Здесь, с одной стороны, есть слово, употребленное в переносном значении, которое «материализуется» в конкретном предмете. С другой стороны, «сказанное» осуществляется буквально: старик, которого назвали «пугалом», в него и превращается.
В связи с приведенными выше примерами нам хотелось бы высказать одно предположение.
В тексте романа мы сталкиваемся с интересным обстоятельством: два раза повествователь обращается к кому-то на «ты». В первый раз все строение фразы создает удивительно нежную интонацию, с которой обращаются только к близкому, когда «ты» звучит открыто и доверчиво: «Вот тогда, только тогда (то есть лежа навзничь на тюремной койке, за полночь, после ужасного, ужасного, я просто не могу тебе объяснить, какого ужасного дня) Цинциннат Ц. ясно оценил свое положение» (IV, 11).
Во втором примере интонация очень напоминает ту, с какой взрослый дает пояснения ребенку, когда рассказывает ему сказку: «Поэтому Цинциннат не сгреб пестрых газет в ком, не швырнул, — как сделал его призрак (призрак, сопровождающий каждого из нас — и тебя, и меня, и вот его. — делающий то, что в данное мгновение хотелось бы сделать, а нельзя…)» (IV, 13).
Как нам кажется, к подобного рода примерам можно отнести и следующий отрывок романа: «Был он очень худ, — и сейчас, при закатном свете, подчеркивавшем тени ребер, самое строение его грудной клетки казалось успехом мимикрии, ибо оно выражало решетчатую сущность его среды, его темницы. Бедненький мой Цинциннат» (IV, 36). Фраза «Бедненький мой Цинциннат» становится понятна, если предположить, что существует слушатель, к которому повествователь и обращается с сочувствием к герою своей истории.
Установка на существование слушателя, на наш взгляд, позволяет объяснить многие особенности романа.
В этом случае процесс возникновения текста предельно обнажен, так как происходит в присутствии слушателя, — и потому так буквален. На его глазах повествователь из слов создает целый мир — он как бы материализуется, обстраивается вокруг главного героя, который является поводом для его существования. Этим и определяется основной прием романа — прием «овеществления», когда слово оживает и превращается в предмет — текст «строится» из слов самым буквальным образом.

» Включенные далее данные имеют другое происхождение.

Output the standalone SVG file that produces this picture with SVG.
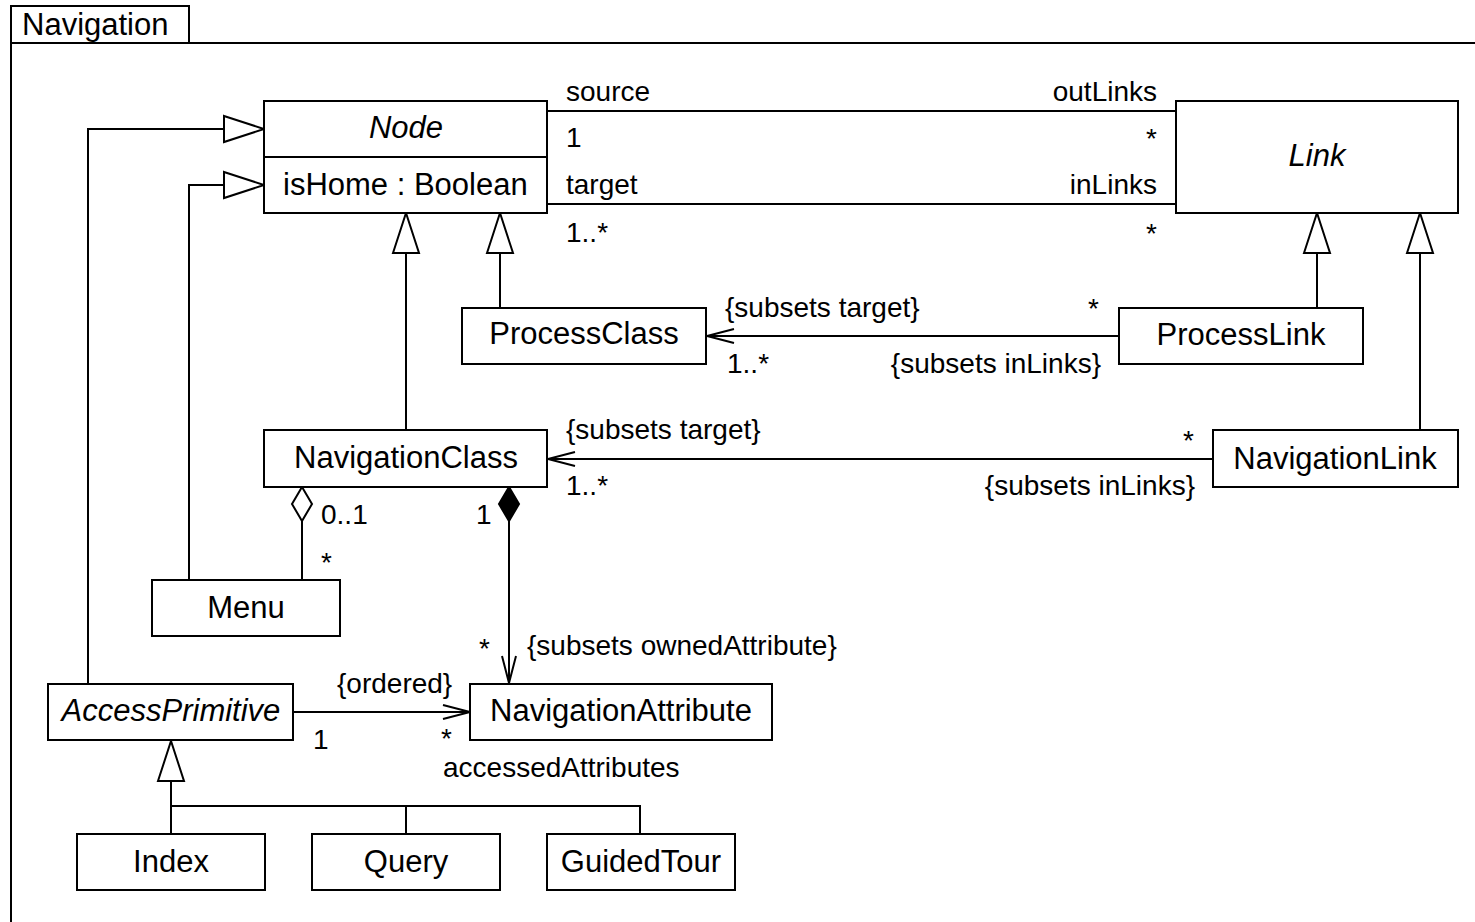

Для слушателя мир романа заведомо условен (в силу того, что он рождается у него на глазах), есть лишь «кажущееся подобие реального мира». Эта «искусственность», «не-всамделишность» и обыгрывается в романе через тему театра и актеров: перед нами не прямое изображение этого мира, но театральная сцена, на которой он «разыгрывается».
В следующей группе примеров соединение разных планов осуществляется не с помощью приема «овеществления», когда результат реализации метафоры начинает жить в мире романа, а напрямую. Так, реальные события романа переходят в происходящие в воображении главного героя. Ярким примером может служить следующий эпизод. Цинциннат, заключенный в крепость, пытается добраться до окошка, чтобы увидеть Тамарины Сады. Следует очень длинное и подробное описание всех его действий, в том числе описывается и как он двигает «кричащий от злости стол». Сцена заканчивается появлением тюремщика Родиона, который отодвигает стол «на прежнее место». И только после его ухода мы вдруг узнаем, что ножки стола «были от века привинчены» (IV, 16). Вся предыдущая сцена происходила, по всей вероятности, в воображении Цинцинната, но автор не дал нам никакого знака, позволяющего отделить ее, как проявление иного плана, от предыдущего и последующего текста. Все становится на свои места. Но через несколько страниц в разговоре с адвокатом Родион упоминает о происшедшем: «Очень жалко стало их мне, — вхожу, гляжу, — на столе-стуле стоят, к решетке рученьки-ноженьки тянут, ровно мартышка кволая…» (IV, 22). Получается, что это все-таки было в действительности, так как Родион не мог знать то, что происходило в воображении Цинцинната. «Наложение» друг на друга разных планов, когда мы не можем с определенностью сказать, что же было на самом деле, является характерной чертой романа.
Нечто подобное происходит и в эпизоде, когда на свидание с Цинциннатом «явилась вся семья Марфиньки, со всею мебелью» (IV, 55). Мы опять не можем точно определить, то ли воображение Цинцинната дополняет знакомые лица предметами обстановки, с которыми они связываются в его сознании, то ли это вполне естественное проявление абсурдности окружающего его мира.
Предположим, что все это — лишь воображение Цинцинната. Но этому противоречит то, что шкаф появляется «со своим личным отражением (…полоса солнца на полу, оброненная перчатка…)» (IV, 56). Именно эту перчатку, как мы узнаем чуть позже, потерял «молодой человек» Марфиньки («Ее кавалер озабоченно шел сзади, неся поднятые с полу черную шаль, букет… единственную перчатку» (IV, 60)).